By 1271 the Lords Grey of Codnor were the overlords of Kimberley and Robert de Kinmarley was holding from them the "site of the old hall and half-a-caracute of land; he was also the patron of the living. In 1316 Kimberley was accounted the fourth part of a vill and Robert de Kinmarley was its lord, but the days of their ownership were drawing to a close, for in 1335, Robert's son John, a priest, passed the manor and advowson to John de Monte, rector of the mother church of Greasley, together with all his goods.


View of the ruins of Beauvale Priory, c.1930.

In 1338, this cleric assigned these properties to Sir Nicholas de Cantelupe, lord of Ilkeston, and in rapid succession the manor passed to Robert Bernak and William de Breydeston, clerk, who settled it upon Hugh de Cressy for life and thereafter upon Beauvale Priory, which Sir Nicholas founded in 1343. Obviously this knight had already determined upon the foundation of the monastery and these transactions have the appearance of being legal preliminaries. Bernak was one of the witnesses to the deed of gift but other rights remained to be extinguished: in 1359 Hugh de Cressy and Cecilia his wife released to Beauvale all their rights and claims in Kimberley and Newthorpe but they reserved to themselves a pension of £7 10s. during the life of Hugh and £4 10s. if she survived him. These benefactions were rounded off in 1360 when Lord Grey licensed Bernak and Breydeston to grant the manor to the clear yearly value of 56s. 5d. to the priory of Beauvale.

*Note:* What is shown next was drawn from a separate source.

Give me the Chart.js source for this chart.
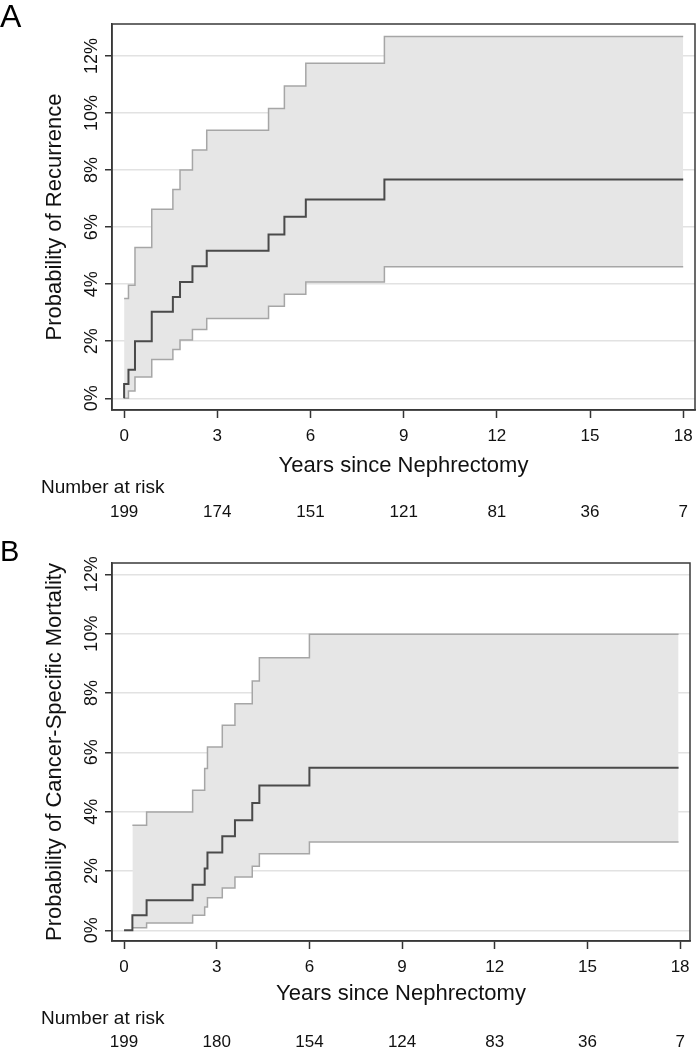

Cantelupe land here which did not thus go to the priory descended about 1375 to Sir William la Zouch of Harringworth, who was in possession of it and the castle of Greasley by 1389, and although a passage in the Close Rolls states that in 1411 Henry IV granted the castle with extensive properties in the district to Sir Thomas Berkeley, the manor and advowson of Kimberley were not disturbed, for they were hold from the king as of the Honour of Peverel by Sir William la Zouch at his death in 1416. In 1387 another independent portion belonged to the Hicklings, and in 1399 the king's escheator was commanded to admit Sir William la Zouch to the livery of the castle and manor of Greasley with appurtenances in "Kymerley and Hemeylle " (Hempshill), the King having taken his fealty.

A minor local owner of that time was William de Wollaton, whose holding passed at his death to William and Avice de Schippeley and by them was conveyed to two men of Nottingham named Holt and Arrowsmith.

Coal was being worked on lands belonging to Beauvale Priory.

The appointment of a fresh rector in 1351 hints at a visitation by the Black Death, but the village appears to have escaped te aids and outrages so prevalent in the 14th century, possibly owing to the overawing power of the Lords Grey and the proximity of Greasley Castle; but in 1328 John de Kymerleye, parson of Broughton, was prosecuted for the abduction of John, son and heir of Stephen de Kynmerleye, and at the opening of the next century the rector of Kynmarley had pardon of his outlawry for debt.


In the second half of the 18th century, the coal mines were being worked out, and the making of hosiery became a local industry. The canal was constructed. Kimberley was becoming commercialised, but it was still rustic, and about 1797, Throsby described it as one of the most romantic he had seen in this part of the county; its cottages clustering about the church, which was then a deserted ruin, while others were beginning to straggle up hill and down dale where the 'centre of gravity' presents itself to-day.

It was still picturesque when Laird saw it in 1811—the year when Luddite rioters paid an unwelcome visit and smashed a number of stocking-frames. More riots occurred during the Pentrich rising of 1817 when a mob under "Captain" Brandreth halted at Eastwood upon hearing of the approach of the military.

When Mr. Lancelot Rolleston arrived with soldiers, it was found that the rioters had hastily dispersed, shedding their arms as they fled.

Some were captured and several, including Jeremiah Brandreth, were hanged.

The rise of modern Kimberley dates back to 1816 when the Rutland estate was broken up and sold off in numerous lots, creating a number of new freeholders. Viscount Melbourne —destined to be-Queen Victoria's first prime minister and friend—Robert Holden, of Nuthall, and persons of the names of Godber, Hanson, Smedley, Birkin, and Shaw were among the purchasers.